Now build bfg-repo-cleaner as follows:

  1. cd bfg-repo-cleaner; git checkout experimental-dead-end
  2. Why is it called experimental-dead-end? Because this version is basically an assembly of dirty hacks to get bfg-repo-cleaner to do what I wanted, and it is unlikely that these changes could be merged upstream and have further development build off of them.
  3. sbt
  4. At the sbt > prompt, bfg/assembly
  5. At the sbt > prompt, ^D (Control+D) to exit.
  6. Look at the resulting output JAR file and copy it to your desired location.
  7. Cleanup after all builds: cd ..; rm -rf jgit scala-git bfg-repo-cleaner

Build custom cvs2git

The desired modifications for cvs2git are as follows:

  • Fix a bug in the original code relating to its blob processing.
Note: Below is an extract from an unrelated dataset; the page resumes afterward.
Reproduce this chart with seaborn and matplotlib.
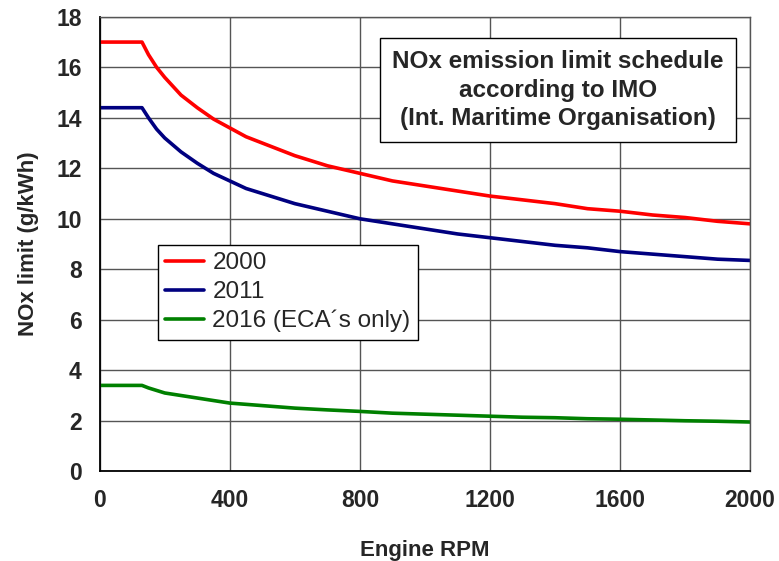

  • Add “CVS keyword collapsing” functionality to the fast blobs generator. By default, this is a feature only available in the slower implementation, which is purportedly more heavily used and better tested.

  • Hack in a custom list of exceptions for binary files to avoid collapsing keywords in them, since this information doesn’t get passed to the fast blobs generator code.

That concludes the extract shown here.